Australian Prime Minister Scott Morrison on Thursday announced measures to help Hong Kong citizens start a new life in Australia, including extending visas by five years, after Beijing imposed a new security law on the Asian financial hub.

Morrison also suspended an extradition agreement with Hong Kong. Under the security law, Hong Kong suspects can be sent for trial in Communist Party-controlled courts in mainland China.

Morrison said the new national security law introduced last week in Hong Kong was a fundamental change of circumstances and Australia would suspend the extradition agreement.

“There will be citizens of Hong Kong who may be looking to move elsewhere to start a new life, somewhere else to take their skills, their businesses,” Morrison said.

Last week, Canada announced it would suspend its extradition treaty with Hong Kong in the wake of the security legislation and could boost immigration from the former British colony.
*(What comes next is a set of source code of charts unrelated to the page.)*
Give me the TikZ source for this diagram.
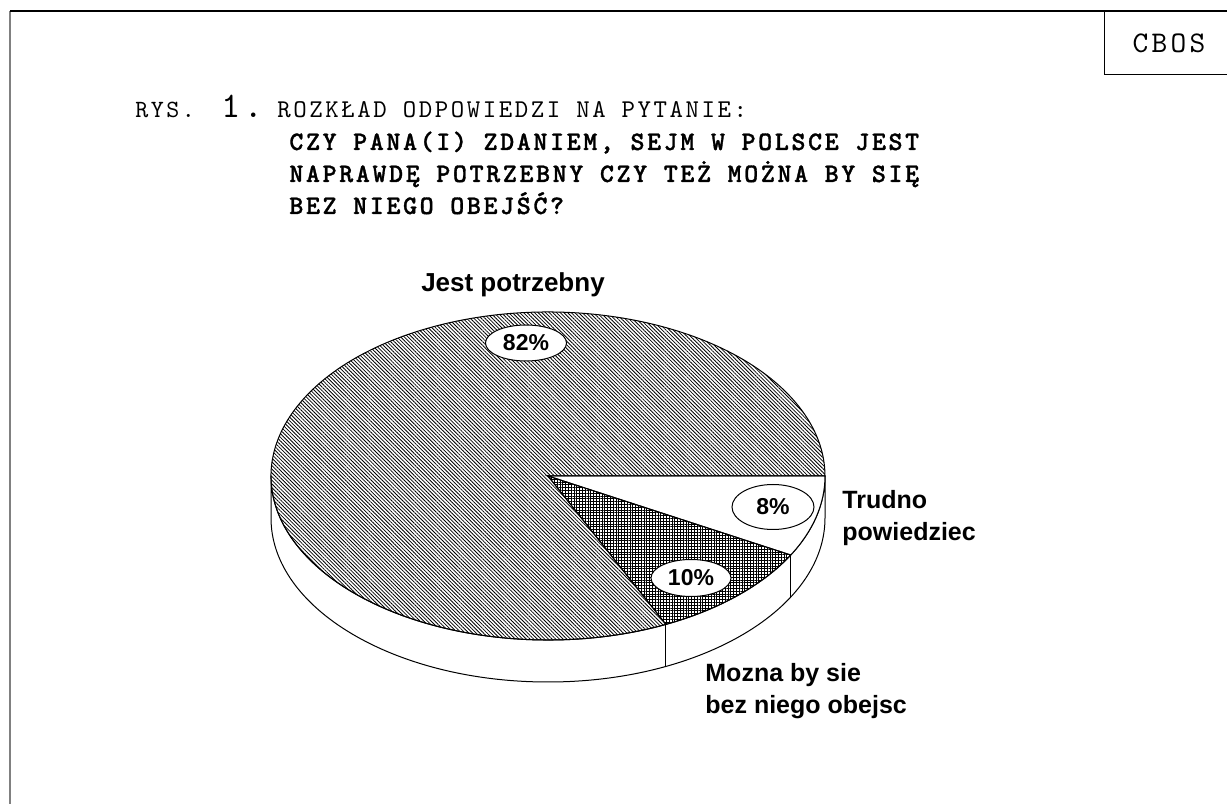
\documentclass[tikz,border=0pt]{standalone}
\usepackage{fontspec}
\usepackage{tikz}
\usetikzlibrary{shapes.geometric}
\usetikzlibrary{patterns.meta}
\usetikzlibrary{positioning}
\newfontfamily\chartfont{Liberation Sans}
\newfontfamily\capmono{lmmono10-regular.otf}[LetterSpace=10]
\newfontfamily\boldmono{lmmonolt10-bold.otf}[LetterSpace=10,FakeBold=1.2]
\newfontfamily\cbosmono{lmmono10-regular.otf}[LetterSpace=11]
\tikzstyle{pcttag}=[ellipse,draw,fill=white,line width=0.5pt,inner sep=0pt,font=\chartfont\bfseries\fontsize{11.5}{13}\selectfont]
\tikzstyle{answer}=[align=left,inner sep=0pt,font=\chartfont\bfseries\fontsize{12.5}{16}\selectfont]
\tikzstyle{slice} = [draw,line width=0.5pt]
\tikzstyle{blankslice} = [slice,fill=white]
\tikzstyle{gridslice} = [slice,pattern={Hatch[angle=0,distance=1.4pt,line width=0.35pt]}]
\tikzstyle{hatchslice} = [slice,pattern={Lines[angle=-45,distance=1.3pt,line width=0.4pt]}]
\tikzset{qline/.style={anchor=base west,inner sep=0pt,font=\boldmono\fontsize{13.3}{16}\selectfont}}
\tikzset{capline/.style={anchor=base west,inner sep=0pt}}
\tikzset{pie/.style={x radius=277,y radius=164}}

\begin{document}
\begin{tikzpicture}[x=0.5pt,y=0.5pt]

  \def\dep{42};

  \useasboundingbox (0,0) rectangle (1227,804);

  % frame and CBOS tab
  \draw[line width=0.9pt,black!50] (10,793) -- (10,0);
  \draw[line width=0.7pt] (1227,793) -- (10,793);
  \draw[line width=0.5pt] (1104,793) -- (1104,729) -- (1227,729);
  \node[inner sep=0pt,font=\cbosmono\fontsize{15}{17}\selectfont] (cbos) at (1169,761) {CBOS};

  % title
  \node[capline,font=\capmono\fontsize{12.4}{14}\selectfont] (rys) at (135,686) {RYS.};
  \node[capline,font=\capmono\fontsize{18}{20}\selectfont] (nr) at (221,686) {1.};
  \node[capline,font=\capmono\fontsize{12.8}{14}\selectfont] (rozklad) at (277,686) {ROZKŁAD ODPOWIEDZI NA PYTANIE:};

  \foreach \y/\name/\txt in {654/q1/{CZY PANA(I) ZDANIEM, SEJM W POLSCE JEST}, 622/q2/{NAPRAWDĘ POTRZEBNY CZY TEŻ MOŻNA BY SIĘ}, 590/q3/{BEZ NIEGO OBEJŚĆ?}}
          \node[qline] (\name) at (289,\y) {\txt};

  % pie
  \coordinate (c) at (548,328);

  \draw[slice,fill=white] (c) ++(0:277 and 164) -- ++(0,-\dep) arc[pie,start angle=0,end angle=-180] -- ++(0,\dep) arc[pie,start angle=-180,end angle=0] -- cycle;

  \foreach \a in {-28.8,-64.8}
          \draw[slice] (c) ++(\a:277 and 164) -- ++(0,-\dep);

  \foreach \a/\b/\sty in {0/-28.8/blankslice, -28.8/-64.8/gridslice, -64.8/-360/hatchslice}
          \path[\sty] (c) -- ++(\a:277 and 164) arc[pie,start angle=\a,end angle=\b] -- cycle;

  % labels
  \node[anchor=base,inner sep=0pt,font=\chartfont\bfseries\fontsize{13}{15}\selectfont] (jest) at (513,512) {Jest potrzebny};
  \node[pcttag,minimum width=40.5pt,minimum height=18pt] (p82) at (526,461) {82\%};
  \node[pcttag,minimum width=41pt,minimum height=22.5pt] (p8) at (773,297) {8\%};
  \node[pcttag,minimum width=40pt,minimum height=18.5pt] (p10) at (691,226) {10\%};
  \node[answer,anchor=north west] (trudno) at (842,314) {Trudno\\powiedziec};
  \node[answer,anchor=north west] (mozna) at (705,141) {Mozna by sie\\bez niego obejsc};

\end{tikzpicture}
\end{document}
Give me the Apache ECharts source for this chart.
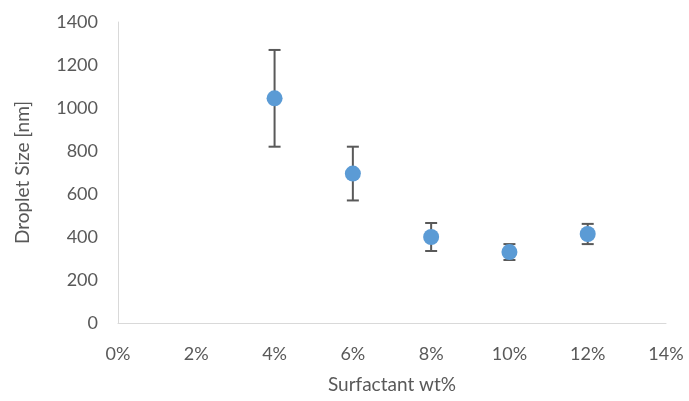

Morrison announced visa measures that would assist Hong Kong citizens already in Australia to stay. Hong Kong students who graduate in Australia will have the opportunity to stay for five years and apply for permanent residency after that time.

Hong Kong citizens on temporary work visas in Australia would also be eligible to extend these for five years, and later apply for permanent residency.

Morrison said there are 10,000 Hong Kong citizens in Australia on student visas or temporary work visas.

Australia also made a pitch for international financial services, consulting and media businesses with regional headquarters in Hong Kong to relocate to Australia, and said it would offer incentives and visas packages to relocate staff.

“We want them to look to Australia, to come, to set up shop,” said acting immigration minister Alan Tudge.

Australia changed its travel advisory for Hong Kong, where around 100,000 Australians live and work, to say “reconsider your need to remain in Hong Kong” if they are concerned about the new law.

The travel advice for Hong Kong warns Australians “may be at increased risk of detention on vaguely defined national security grounds.”

Hong Kong’s new security law punishes acts of secession, subversion, terrorism and collusion with foreign forces with up to life in prison.

The new law has pushed China’s freest city onto a more authoritarian path and drawn condemnation from some Western governments, lawyers and rights groups.